Figure scripts:
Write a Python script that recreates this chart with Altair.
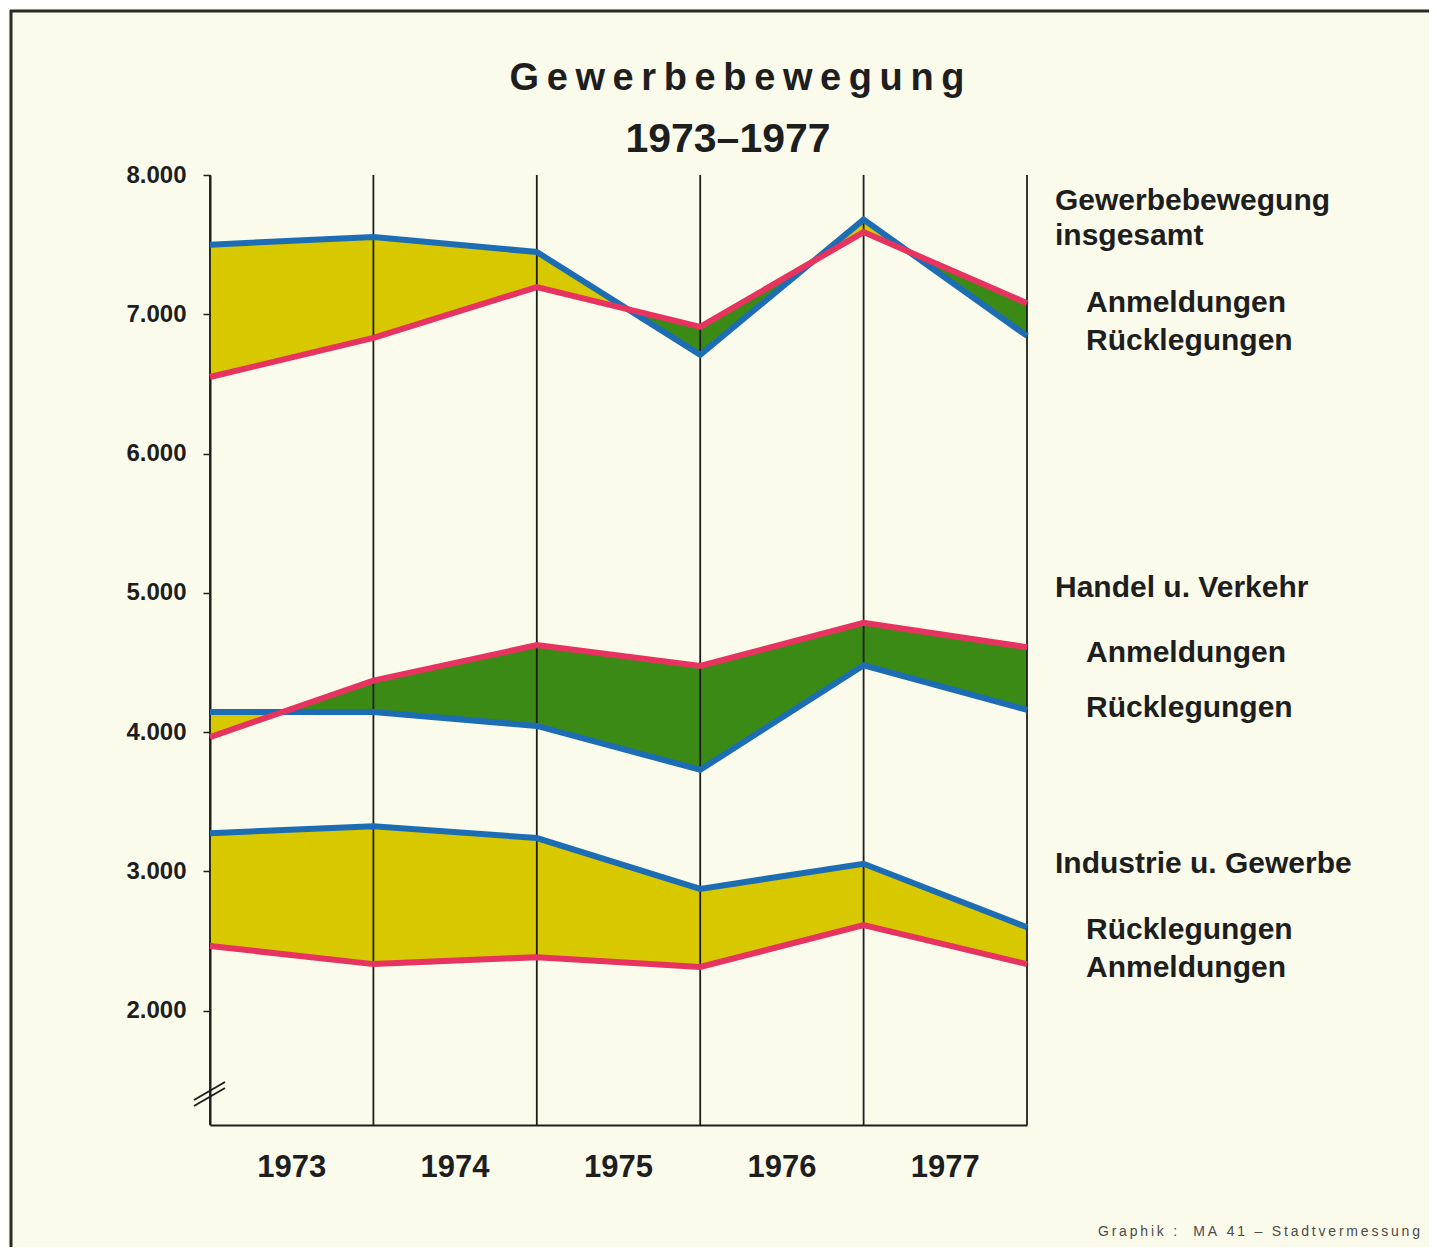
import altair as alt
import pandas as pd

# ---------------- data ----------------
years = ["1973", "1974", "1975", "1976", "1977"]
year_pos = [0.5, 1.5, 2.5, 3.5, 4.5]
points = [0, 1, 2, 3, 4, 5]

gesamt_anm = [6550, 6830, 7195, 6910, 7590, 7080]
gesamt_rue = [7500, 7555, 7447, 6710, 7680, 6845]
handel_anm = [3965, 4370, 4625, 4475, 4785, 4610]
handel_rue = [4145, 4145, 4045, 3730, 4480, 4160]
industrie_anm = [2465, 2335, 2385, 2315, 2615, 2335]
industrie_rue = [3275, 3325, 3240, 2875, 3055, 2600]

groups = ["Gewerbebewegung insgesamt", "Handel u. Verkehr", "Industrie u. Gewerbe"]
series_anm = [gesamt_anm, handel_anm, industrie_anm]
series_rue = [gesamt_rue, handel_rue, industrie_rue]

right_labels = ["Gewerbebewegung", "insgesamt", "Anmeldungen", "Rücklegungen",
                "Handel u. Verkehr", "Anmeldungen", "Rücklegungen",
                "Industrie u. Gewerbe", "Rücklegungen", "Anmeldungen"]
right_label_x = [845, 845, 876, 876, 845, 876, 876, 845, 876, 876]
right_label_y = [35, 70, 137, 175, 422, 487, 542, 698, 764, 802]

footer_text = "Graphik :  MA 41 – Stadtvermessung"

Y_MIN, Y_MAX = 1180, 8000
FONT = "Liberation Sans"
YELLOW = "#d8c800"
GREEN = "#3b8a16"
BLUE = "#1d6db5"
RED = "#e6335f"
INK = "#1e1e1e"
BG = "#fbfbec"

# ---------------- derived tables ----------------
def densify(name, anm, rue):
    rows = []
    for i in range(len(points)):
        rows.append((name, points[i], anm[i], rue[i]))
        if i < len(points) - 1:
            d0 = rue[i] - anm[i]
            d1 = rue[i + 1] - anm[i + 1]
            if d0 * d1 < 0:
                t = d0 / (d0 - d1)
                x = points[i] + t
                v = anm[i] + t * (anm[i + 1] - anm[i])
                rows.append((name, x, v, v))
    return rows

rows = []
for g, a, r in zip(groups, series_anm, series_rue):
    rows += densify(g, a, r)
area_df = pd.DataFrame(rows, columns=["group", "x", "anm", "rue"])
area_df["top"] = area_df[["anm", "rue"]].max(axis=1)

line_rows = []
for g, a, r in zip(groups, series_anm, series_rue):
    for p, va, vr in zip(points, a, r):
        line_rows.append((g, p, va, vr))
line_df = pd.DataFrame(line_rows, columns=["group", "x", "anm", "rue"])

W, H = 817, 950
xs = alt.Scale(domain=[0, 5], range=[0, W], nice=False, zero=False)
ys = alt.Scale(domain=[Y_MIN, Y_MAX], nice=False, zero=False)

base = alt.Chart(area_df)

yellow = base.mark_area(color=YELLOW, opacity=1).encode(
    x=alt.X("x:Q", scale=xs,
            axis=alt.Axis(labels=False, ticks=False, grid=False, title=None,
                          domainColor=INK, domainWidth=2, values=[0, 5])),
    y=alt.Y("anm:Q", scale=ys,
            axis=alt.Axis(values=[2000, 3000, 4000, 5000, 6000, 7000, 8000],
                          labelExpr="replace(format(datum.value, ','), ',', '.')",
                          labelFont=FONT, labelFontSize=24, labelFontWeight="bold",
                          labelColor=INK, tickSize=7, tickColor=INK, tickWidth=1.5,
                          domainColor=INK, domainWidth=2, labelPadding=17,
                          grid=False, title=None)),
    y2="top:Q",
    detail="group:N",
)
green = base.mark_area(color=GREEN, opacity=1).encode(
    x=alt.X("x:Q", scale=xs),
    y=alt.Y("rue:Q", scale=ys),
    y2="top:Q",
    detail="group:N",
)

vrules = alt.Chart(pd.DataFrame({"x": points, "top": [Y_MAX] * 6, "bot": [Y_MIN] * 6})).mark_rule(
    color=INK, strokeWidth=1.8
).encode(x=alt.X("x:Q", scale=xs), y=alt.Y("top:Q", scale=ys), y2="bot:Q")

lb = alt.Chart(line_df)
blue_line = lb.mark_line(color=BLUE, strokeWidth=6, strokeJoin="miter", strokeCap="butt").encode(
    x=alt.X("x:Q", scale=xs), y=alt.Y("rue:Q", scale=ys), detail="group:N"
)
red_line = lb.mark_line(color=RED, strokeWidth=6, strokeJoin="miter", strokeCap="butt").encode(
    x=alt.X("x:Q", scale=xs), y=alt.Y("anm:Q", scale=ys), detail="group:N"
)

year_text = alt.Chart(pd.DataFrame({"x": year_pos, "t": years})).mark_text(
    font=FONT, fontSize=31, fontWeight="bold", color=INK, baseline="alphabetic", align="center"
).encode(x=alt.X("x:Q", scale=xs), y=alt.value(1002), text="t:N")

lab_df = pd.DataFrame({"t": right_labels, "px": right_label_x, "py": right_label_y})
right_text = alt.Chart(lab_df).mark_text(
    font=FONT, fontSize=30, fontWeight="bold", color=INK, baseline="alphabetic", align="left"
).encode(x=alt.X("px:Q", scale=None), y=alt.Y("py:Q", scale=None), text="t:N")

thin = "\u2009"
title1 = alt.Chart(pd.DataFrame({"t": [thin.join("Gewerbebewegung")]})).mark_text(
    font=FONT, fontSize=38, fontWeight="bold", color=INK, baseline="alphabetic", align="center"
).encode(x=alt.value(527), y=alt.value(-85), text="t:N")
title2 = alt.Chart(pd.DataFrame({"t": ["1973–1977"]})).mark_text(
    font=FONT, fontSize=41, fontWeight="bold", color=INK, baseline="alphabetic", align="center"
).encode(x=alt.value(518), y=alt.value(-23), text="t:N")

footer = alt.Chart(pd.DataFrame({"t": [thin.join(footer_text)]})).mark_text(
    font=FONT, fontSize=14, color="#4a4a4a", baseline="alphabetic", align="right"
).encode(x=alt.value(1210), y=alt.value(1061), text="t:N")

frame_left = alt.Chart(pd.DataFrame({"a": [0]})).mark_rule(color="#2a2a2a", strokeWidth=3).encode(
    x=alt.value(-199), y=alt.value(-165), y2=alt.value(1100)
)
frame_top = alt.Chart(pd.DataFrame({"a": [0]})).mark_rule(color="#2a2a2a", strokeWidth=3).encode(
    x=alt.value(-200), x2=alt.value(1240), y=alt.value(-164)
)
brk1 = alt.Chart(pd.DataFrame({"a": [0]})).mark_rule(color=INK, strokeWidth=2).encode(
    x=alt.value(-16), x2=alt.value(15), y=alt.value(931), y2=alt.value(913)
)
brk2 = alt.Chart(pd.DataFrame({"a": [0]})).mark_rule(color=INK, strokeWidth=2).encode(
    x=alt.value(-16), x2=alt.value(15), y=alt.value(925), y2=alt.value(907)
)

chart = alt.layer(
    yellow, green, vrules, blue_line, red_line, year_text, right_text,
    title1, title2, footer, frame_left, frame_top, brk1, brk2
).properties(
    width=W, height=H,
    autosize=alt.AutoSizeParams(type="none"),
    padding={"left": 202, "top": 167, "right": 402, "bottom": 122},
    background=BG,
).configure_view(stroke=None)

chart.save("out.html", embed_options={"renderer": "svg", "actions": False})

--

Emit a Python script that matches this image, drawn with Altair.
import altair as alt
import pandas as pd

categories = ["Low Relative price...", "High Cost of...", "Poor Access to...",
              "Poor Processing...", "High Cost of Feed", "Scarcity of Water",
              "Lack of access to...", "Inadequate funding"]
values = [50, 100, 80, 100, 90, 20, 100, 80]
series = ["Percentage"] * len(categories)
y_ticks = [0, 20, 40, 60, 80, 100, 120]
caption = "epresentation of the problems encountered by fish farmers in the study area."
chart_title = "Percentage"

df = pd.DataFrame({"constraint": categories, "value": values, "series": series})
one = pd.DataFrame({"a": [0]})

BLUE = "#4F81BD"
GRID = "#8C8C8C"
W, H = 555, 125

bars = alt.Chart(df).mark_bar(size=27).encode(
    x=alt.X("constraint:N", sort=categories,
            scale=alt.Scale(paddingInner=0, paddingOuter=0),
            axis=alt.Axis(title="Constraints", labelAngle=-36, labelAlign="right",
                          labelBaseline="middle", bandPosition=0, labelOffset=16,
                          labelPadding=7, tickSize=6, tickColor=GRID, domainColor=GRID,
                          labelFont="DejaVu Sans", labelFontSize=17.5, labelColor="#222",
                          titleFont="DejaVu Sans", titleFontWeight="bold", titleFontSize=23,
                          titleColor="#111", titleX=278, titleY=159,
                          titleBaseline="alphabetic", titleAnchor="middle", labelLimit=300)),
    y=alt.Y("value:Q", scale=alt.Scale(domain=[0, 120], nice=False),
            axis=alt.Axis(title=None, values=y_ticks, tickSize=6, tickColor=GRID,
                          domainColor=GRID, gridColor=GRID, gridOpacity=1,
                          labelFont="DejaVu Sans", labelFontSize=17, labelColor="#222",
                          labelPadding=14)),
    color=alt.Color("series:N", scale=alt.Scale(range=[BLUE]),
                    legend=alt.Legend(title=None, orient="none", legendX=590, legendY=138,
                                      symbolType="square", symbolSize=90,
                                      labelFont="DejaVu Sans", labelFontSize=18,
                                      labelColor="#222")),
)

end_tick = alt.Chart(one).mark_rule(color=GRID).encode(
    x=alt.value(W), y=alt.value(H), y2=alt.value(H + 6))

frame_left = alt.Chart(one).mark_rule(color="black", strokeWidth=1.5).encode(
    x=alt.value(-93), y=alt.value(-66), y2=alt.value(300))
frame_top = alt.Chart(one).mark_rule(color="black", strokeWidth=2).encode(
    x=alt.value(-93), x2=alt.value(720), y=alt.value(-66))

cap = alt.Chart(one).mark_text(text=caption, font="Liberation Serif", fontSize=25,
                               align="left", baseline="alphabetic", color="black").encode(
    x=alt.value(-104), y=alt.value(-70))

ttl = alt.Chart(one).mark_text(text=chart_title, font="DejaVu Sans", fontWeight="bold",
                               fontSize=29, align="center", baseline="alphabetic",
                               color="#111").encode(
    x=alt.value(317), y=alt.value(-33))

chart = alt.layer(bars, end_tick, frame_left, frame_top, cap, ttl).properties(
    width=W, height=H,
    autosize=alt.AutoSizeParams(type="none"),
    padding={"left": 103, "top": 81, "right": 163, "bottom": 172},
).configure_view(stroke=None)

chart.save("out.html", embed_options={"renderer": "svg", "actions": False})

The problem: Repeat, word for word, only the lines from the line holding "Emit a Python" through the line holding "W, H = 555, 125", with both of those lines included.

Expected answer:
Emit a Python script that matches this image, drawn with Altair.
import altair as alt
import pandas as pd

categories = ["Low Relative price...", "High Cost of...", "Poor Access to...",
              "Poor Processing...", "High Cost of Feed", "Scarcity of Water",
              "Lack of access to...", "Inadequate funding"]
values = [50, 100, 80, 100, 90, 20, 100, 80]
series = ["Percentage"] * len(categories)
y_ticks = [0, 20, 40, 60, 80, 100, 120]
caption = "epresentation of the problems encountered by fish farmers in the study area."
chart_title = "Percentage"

df = pd.DataFrame({"constraint": categories, "value": values, "series": series})
one = pd.DataFrame({"a": [0]})

BLUE = "#4F81BD"
GRID = "#8C8C8C"
W, H = 555, 125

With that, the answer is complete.